▶ _Requirements_
Locate all lines in the data below that hold "seaborn" and show them.

>> START Records to use

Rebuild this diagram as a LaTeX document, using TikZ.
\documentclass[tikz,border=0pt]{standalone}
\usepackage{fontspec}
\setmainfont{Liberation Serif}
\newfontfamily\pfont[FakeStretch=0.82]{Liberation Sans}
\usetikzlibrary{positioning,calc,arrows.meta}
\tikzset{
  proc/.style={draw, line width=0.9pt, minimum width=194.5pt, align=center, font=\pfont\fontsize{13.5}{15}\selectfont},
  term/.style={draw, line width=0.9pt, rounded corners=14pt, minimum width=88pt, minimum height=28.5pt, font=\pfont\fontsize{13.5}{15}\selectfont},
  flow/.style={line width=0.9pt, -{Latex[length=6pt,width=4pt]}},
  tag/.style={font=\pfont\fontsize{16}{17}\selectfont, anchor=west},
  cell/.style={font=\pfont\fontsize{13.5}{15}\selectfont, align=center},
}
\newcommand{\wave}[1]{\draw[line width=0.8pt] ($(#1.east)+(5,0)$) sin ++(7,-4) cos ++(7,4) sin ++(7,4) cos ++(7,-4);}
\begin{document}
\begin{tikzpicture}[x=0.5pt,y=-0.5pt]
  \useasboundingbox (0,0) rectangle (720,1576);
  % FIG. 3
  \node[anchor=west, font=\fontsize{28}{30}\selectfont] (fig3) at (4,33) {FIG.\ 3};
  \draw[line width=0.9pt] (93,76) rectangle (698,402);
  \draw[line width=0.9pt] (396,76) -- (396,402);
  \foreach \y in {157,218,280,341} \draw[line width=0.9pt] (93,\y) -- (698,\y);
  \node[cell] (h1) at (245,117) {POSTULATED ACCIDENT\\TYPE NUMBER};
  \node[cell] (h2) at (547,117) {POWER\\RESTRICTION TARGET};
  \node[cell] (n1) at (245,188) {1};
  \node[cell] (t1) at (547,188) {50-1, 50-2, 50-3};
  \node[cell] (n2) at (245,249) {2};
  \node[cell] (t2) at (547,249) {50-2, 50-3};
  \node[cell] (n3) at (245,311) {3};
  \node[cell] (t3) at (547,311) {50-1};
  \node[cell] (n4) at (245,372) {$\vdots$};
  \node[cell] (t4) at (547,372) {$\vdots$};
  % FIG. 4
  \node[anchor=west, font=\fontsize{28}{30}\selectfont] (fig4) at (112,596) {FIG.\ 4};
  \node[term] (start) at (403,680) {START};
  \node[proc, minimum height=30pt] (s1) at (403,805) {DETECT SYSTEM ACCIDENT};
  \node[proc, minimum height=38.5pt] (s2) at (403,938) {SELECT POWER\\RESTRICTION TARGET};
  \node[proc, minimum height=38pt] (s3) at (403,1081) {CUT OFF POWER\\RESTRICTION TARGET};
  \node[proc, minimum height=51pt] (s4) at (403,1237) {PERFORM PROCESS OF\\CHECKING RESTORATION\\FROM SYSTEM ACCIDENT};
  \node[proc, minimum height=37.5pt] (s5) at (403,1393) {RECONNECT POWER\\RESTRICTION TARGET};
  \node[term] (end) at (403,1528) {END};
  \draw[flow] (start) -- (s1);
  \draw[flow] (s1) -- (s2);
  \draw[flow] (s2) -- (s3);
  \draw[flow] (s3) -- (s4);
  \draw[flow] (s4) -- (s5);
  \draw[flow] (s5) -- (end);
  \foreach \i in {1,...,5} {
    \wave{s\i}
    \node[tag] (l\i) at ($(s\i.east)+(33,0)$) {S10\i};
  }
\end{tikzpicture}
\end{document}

>> END Records to use
>> START Records to use

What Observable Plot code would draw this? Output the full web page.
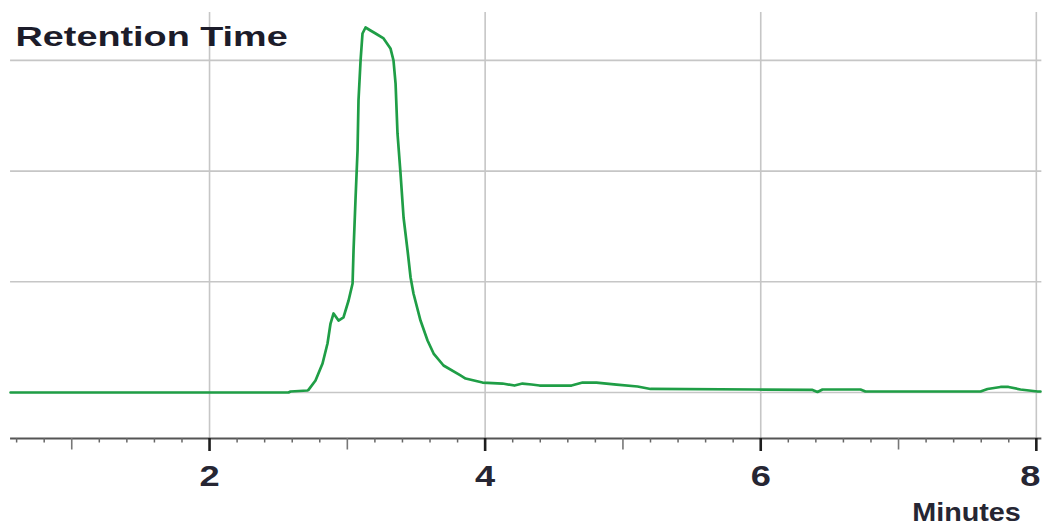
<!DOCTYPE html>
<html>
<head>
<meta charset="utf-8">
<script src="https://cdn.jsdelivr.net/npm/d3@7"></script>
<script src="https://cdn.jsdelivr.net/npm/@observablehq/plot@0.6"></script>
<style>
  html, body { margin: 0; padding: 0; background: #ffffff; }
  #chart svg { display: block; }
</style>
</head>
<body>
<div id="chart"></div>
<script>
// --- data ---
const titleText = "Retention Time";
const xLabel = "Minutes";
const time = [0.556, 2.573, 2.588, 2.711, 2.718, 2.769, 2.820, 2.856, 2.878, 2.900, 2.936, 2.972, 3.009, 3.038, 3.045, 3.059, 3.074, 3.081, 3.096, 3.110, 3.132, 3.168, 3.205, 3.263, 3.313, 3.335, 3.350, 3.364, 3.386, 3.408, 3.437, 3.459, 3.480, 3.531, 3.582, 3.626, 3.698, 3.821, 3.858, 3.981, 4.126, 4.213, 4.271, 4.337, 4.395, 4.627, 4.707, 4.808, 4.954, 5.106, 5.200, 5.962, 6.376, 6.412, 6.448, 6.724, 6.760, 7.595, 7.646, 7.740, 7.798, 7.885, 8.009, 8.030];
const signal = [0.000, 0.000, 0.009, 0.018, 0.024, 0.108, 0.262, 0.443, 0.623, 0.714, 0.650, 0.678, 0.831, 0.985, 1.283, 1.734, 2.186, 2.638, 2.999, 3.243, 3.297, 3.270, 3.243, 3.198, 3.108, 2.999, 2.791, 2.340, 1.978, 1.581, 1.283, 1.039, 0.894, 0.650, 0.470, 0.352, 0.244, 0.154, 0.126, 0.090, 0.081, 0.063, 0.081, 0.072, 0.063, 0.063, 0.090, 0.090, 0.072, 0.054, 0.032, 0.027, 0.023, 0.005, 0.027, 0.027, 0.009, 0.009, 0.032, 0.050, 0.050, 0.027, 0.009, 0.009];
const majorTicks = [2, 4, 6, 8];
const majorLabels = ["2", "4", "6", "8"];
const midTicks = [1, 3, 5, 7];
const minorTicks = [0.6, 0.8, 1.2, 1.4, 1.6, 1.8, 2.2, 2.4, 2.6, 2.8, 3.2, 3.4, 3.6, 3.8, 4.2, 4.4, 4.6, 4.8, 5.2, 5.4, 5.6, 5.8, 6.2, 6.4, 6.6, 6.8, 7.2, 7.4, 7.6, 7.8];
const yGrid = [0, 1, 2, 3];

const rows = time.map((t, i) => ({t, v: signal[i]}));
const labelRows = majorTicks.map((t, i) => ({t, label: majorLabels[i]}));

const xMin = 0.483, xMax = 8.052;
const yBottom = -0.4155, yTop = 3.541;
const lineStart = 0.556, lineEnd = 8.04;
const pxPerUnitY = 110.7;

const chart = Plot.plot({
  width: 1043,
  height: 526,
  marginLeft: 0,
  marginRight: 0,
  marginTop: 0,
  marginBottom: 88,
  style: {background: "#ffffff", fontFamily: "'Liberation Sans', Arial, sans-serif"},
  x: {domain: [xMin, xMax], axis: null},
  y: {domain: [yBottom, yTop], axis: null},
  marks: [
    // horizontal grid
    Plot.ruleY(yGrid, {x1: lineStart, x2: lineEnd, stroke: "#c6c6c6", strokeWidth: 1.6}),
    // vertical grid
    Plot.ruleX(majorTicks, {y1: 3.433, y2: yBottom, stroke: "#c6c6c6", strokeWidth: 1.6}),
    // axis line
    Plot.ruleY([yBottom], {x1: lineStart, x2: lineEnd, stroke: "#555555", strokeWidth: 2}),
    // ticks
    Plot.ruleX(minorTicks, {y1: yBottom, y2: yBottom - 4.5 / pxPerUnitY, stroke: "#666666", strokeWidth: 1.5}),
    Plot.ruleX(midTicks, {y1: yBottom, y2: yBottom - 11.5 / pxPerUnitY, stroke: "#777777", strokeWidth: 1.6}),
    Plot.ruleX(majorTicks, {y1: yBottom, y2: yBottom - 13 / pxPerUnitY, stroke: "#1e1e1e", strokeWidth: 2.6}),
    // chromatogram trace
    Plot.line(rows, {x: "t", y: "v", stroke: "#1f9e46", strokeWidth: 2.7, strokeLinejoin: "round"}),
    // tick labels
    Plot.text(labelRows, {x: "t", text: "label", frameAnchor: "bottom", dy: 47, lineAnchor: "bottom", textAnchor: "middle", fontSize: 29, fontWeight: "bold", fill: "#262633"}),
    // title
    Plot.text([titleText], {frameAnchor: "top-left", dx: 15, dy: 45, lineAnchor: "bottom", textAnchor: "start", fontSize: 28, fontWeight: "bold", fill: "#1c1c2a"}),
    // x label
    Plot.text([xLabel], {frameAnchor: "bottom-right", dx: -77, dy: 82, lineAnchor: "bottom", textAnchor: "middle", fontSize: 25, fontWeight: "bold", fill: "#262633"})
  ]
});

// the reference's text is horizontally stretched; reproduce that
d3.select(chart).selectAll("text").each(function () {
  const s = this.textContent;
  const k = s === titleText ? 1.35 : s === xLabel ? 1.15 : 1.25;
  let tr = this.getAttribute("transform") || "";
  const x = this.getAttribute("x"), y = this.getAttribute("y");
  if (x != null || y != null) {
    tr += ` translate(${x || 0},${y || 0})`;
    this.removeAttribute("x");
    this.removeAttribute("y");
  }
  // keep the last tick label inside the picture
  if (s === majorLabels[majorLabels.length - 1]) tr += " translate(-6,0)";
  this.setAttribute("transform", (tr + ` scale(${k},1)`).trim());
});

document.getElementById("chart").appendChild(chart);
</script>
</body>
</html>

>> END Records to use
>> START Records to use

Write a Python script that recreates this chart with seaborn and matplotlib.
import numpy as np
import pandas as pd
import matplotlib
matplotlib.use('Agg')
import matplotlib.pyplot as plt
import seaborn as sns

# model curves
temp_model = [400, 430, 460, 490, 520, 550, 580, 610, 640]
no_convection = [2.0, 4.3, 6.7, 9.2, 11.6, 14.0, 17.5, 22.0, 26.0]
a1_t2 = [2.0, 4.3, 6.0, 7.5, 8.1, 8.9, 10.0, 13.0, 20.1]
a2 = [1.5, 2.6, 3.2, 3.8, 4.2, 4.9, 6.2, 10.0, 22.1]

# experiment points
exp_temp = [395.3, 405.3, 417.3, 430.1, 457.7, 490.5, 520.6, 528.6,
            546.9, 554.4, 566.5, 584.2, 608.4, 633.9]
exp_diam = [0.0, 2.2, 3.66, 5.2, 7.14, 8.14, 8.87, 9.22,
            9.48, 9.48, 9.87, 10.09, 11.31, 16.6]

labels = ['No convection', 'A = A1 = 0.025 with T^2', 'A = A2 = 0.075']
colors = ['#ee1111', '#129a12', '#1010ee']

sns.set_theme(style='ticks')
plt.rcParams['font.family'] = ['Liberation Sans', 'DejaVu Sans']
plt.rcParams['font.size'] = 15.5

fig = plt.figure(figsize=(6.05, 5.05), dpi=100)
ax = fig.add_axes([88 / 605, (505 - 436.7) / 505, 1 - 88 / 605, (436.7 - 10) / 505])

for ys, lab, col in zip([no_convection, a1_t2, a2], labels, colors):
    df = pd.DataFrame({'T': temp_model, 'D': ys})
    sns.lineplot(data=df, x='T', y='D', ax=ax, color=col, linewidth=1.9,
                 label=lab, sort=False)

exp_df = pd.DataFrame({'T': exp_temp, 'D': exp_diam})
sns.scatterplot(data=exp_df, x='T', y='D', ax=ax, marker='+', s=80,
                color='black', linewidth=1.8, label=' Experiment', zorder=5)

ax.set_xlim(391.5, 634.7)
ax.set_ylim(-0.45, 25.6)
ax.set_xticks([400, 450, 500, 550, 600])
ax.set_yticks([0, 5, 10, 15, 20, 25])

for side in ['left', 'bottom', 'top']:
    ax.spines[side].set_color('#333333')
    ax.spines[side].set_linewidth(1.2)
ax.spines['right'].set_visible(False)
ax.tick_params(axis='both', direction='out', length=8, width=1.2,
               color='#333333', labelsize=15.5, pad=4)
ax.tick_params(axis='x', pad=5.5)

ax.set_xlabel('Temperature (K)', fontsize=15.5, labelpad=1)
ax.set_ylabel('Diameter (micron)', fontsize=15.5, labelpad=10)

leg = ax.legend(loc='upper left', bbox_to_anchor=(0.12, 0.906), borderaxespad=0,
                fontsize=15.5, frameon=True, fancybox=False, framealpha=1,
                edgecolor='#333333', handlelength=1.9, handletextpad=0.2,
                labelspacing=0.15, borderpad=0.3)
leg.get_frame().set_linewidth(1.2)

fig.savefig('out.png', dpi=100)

>> END Records to use

▶ _Exercise result_
Write a Python script that recreates this chart with seaborn and matplotlib.
import seaborn as sns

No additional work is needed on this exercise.